Stocks versus Gold January 2015 until Current
Now we take a look at the same chart only with a term of “Year to date” and we see just how URGENT it is for the banks to find a way to force profit-taking in the metals and speaking of that, just HOW does a Central Planner accomplish that? Well, you know that many of the “Large Speculators” are playing the “Long gold/Short S&P500” pair and based on the massive increases in open interest, they are now massively long with the bullion bank buffoons matching up with an equally-massive short position. Thus far, the banks have thrown the proverbial kitchen sink at the Large Specs to try to create a liquidation panic in order to cover but have as of yet been unsuccessful. Furthermore, since Brexit, they doubled down on the trade highlighting the “Long Gold/Short Eurozone stocks” and as of this morning are drastically under water thanks to the interventions designed to keep the Eurozone banks (think Deutsche Bank) afloat. Now, all they have to do is keep this perpetual bid into the S&P, the FTSE, and the DAX and the margin pressure is going to build against the “Long Gold/Short SPY” trade until finally the Large Spec hedgies are forced to hit the UNWIND button. The chart below displays an enormous outperformance for gold since the beginning of 2016 but you have to remember that any portfolio manager who fails to nail down a 21% advantage over the competition (and in fact lets it slide away) will find himself out of a job in very short order. This is precisely the Achilles Heel of the current gold rally; it’s success year-to-date could quite conceivably be its own downfall.

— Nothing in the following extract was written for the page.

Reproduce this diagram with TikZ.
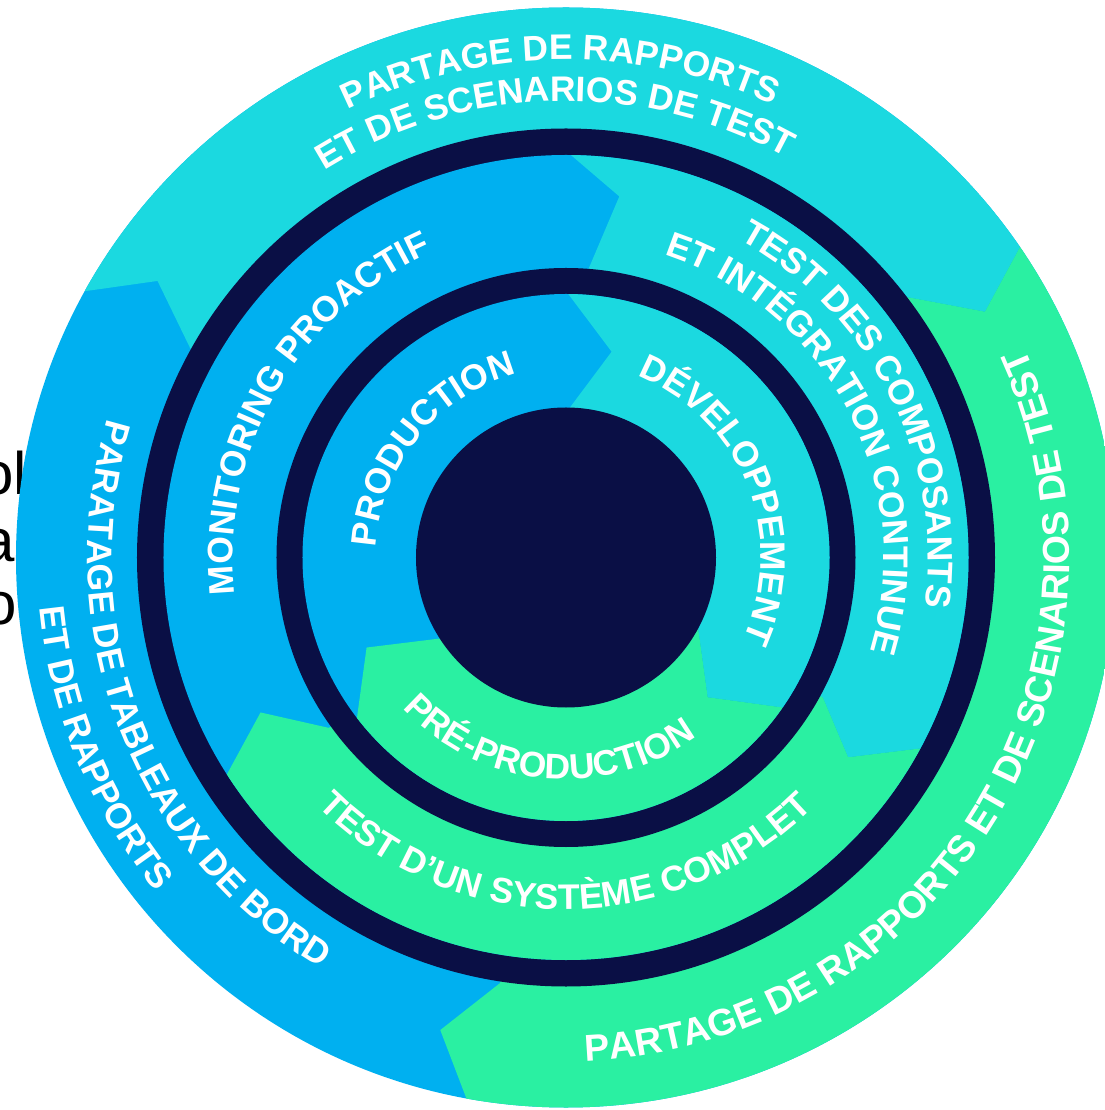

Stocks versus Gold 2016 Year-to-Date
The set-up is like something out of a Hollywood movie only this time it isn’t “Mr. Deeds Goes to Washington” but rather “Mr. Barnancke Goes to Tokyo” where the mere mention of that 10 TRILLION YEN stimulus takes the dollar-yen screaming higher and stocks dutifully follow. The 2016 golden screenplay should be following “The Treasure of the Sierra Madres” format but instead it is more like “One Flew Over the Cuckoo’s Nest” with every Champagne Socialist politician in the world clamoring to get us back to the “good ol’ days” of galloping stock prices and deflating metals prices amidst this plethora of central bank cheerleading and price management. It is dead wrong and is starting to be seen for what it is – monetary policy designed for the exclusive benefit if the Super Elite in ALL countries around the globe the result of which will be an ever-increasing volley of Brexit-style anti-establishment referendums and populist revolts.
Final note: Amidst the current pullback in gold (of which I spoke and acted on last week), it is noteworthy that the Gold-To-Silver-Ratio (“GTSR”) which I shorted in very late March above 82 has made a new low for the move at 65.76 generating a 19.80% profit in 112 days. Additionally, the 357 Magnum Portfolio, introduced on April 30th in this humble missive is now up 30.62% since April 30th.
I am also looking to short the S&P500 and add to the UVXY under $7 perhaps as early as this afternoon. The CNBC crowd are now chortling over the Dow’s record high today thinking, of course, that it is the “masterful handling of the Brexit Crisis” that has allowed markets to levitate but if they took the time to remove their rose-coloured Raybans, they would see the criminal interventions and manipulations for what they are – a travesty of free market principles. Despite the smiling faces of Simon Knobs or Jim Cramer, we had the same amount of glee in May of 2015 when the S&P hit all-time highs only to get smoked in the late summer of that year.
Protect your precious metals profits as best you can; it is back to the dartboard for me.